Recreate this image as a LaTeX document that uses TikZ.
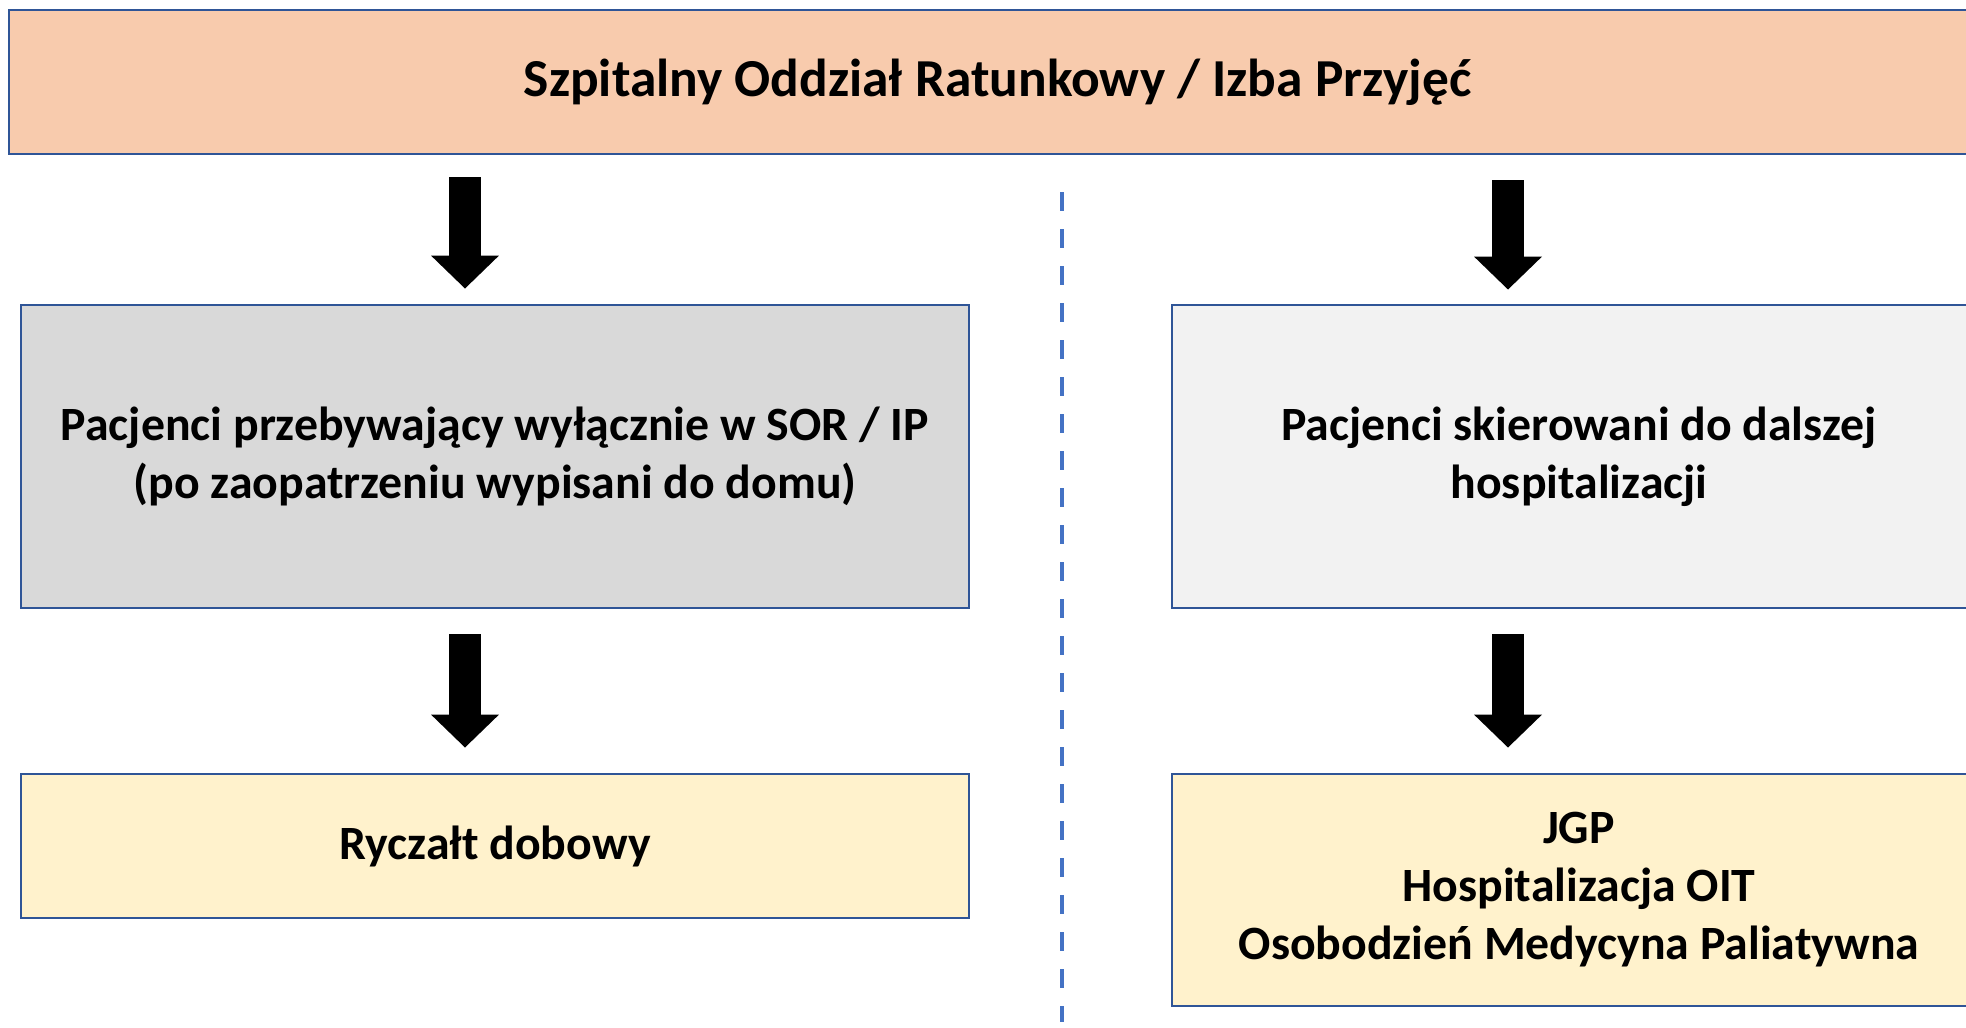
\documentclass[tikz,border=0pt]{standalone}
\usepackage{fontspec}
\setmainfont{Carlito}
\usetikzlibrary{arrows.meta}
\definecolor{sBlue}{HTML}{2F5597}
\definecolor{sDash}{HTML}{4472C4}
\definecolor{sOrange}{HTML}{F8CBAD}
\definecolor{sGray}{HTML}{D9D9D9}
\definecolor{sLight}{HTML}{F2F2F2}
\definecolor{sYellow}{HTML}{FFF2CC}

\begin{document}
\begin{tikzpicture}[yscale=-1]
		\tikzstyle{BOX} = [draw=sBlue, line width=1.6pt, align=center, inner sep=0pt, font=\bfseries\fontsize{27.2}{33}\selectfont]
		\tikzstyle{head} = [BOX, fill=sOrange, minimum width=39.54cm, minimum height=2.88cm, font=\bfseries\fontsize{30.4}{36}\selectfont]
		\tikzstyle{stay} = [BOX, fill=sGray, minimum width=18.96cm, minimum height=6.06cm]
		\tikzstyle{hosp} = [BOX, fill=sLight, minimum width=16.28cm, minimum height=6.06cm]
		\tikzstyle{pay} = [BOX, fill=sYellow]
		\tikzstyle{blk} = [line width=0.64cm, -{Triangle[width=1.32cm, length=0.66cm]}]
		\tikzstyle{split} = [sDash, line width=1.8pt, dash pattern=on 0.38cm off 0.36cm]

		\useasboundingbox (0,0) rectangle (39.32,20.54);

		\node[head] (sor) at		(19.95, 1.64) {Szpitalny Oddział Ratunkowy / Izba Przyjęć};
		\node[stay] (pOne) at		(9.9, 9.13) {Pacjenci przebywający wyłącznie w SOR / IP\\(po zaopatrzeniu wypisani do domu)};
		\node[hosp] (pTwo) at		(31.58, 9.13) {Pacjenci skierowani do dalszej\\hospitalizacji};
		\node[pay, minimum width=18.96cm, minimum height=2.88cm] (rOne) at	(9.9, 16.92) {Ryczałt dobowy};
		\node[pay, minimum width=16.28cm, minimum height=4.64cm] (rTwo) at	(31.58, 17.8) {JGP\\Hospitalizacja OIT\\Osobodzień Medycyna Paliatywna};

		\coordinate (cL) at (9.3, 0);
		\coordinate (cR) at (30.16, 0);
		\coordinate (dTop) at (21.24, 3.84);
		\coordinate (dBot) at (21.24, 20.44);

		\draw[blk, shorten <=0.44cm, shorten >=0.3cm] (sor.south -| cL) -- (pOne.north -| cL);
		\draw[blk, shorten <=0.5cm, shorten >=0.28cm] (sor.south -| cR) -- (pTwo.north -| cR);
		\draw[blk, shorten <=0.5cm, shorten >=0.5cm] (pOne.south -| cL) -- (rOne.north -| cL);
		\draw[blk, shorten <=0.5cm, shorten >=0.5cm] (pTwo.south -| cR) -- (rTwo.north -| cR);
		\draw[split] (dTop) -- (dBot);
\end{tikzpicture}
\end{document}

• Stated goal:
Everything from the first line to the line with "(0,0) rectangle (39.32,20.54);" must be repeated exactly, and nothing else. Leave the pictures out.

• Result:
Recreate this image as a LaTeX document that uses TikZ.
\documentclass[tikz,border=0pt]{standalone}
\usepackage{fontspec}
\setmainfont{Carlito}
\usetikzlibrary{arrows.meta}
\definecolor{sBlue}{HTML}{2F5597}
\definecolor{sDash}{HTML}{4472C4}
\definecolor{sOrange}{HTML}{F8CBAD}
\definecolor{sGray}{HTML}{D9D9D9}
\definecolor{sLight}{HTML}{F2F2F2}
\definecolor{sYellow}{HTML}{FFF2CC}

\begin{document}
\begin{tikzpicture}[yscale=-1]
		\tikzstyle{BOX} = [draw=sBlue, line width=1.6pt, align=center, inner sep=0pt, font=\bfseries\fontsize{27.2}{33}\selectfont]
		\tikzstyle{head} = [BOX, fill=sOrange, minimum width=39.54cm, minimum height=2.88cm, font=\bfseries\fontsize{30.4}{36}\selectfont]
		\tikzstyle{stay} = [BOX, fill=sGray, minimum width=18.96cm, minimum height=6.06cm]
		\tikzstyle{hosp} = [BOX, fill=sLight, minimum width=16.28cm, minimum height=6.06cm]
		\tikzstyle{pay} = [BOX, fill=sYellow]
		\tikzstyle{blk} = [line width=0.64cm, -{Triangle[width=1.32cm, length=0.66cm]}]
		\tikzstyle{split} = [sDash, line width=1.8pt, dash pattern=on 0.38cm off 0.36cm]

		\useasboundingbox (0,0) rectangle (39.32,20.54);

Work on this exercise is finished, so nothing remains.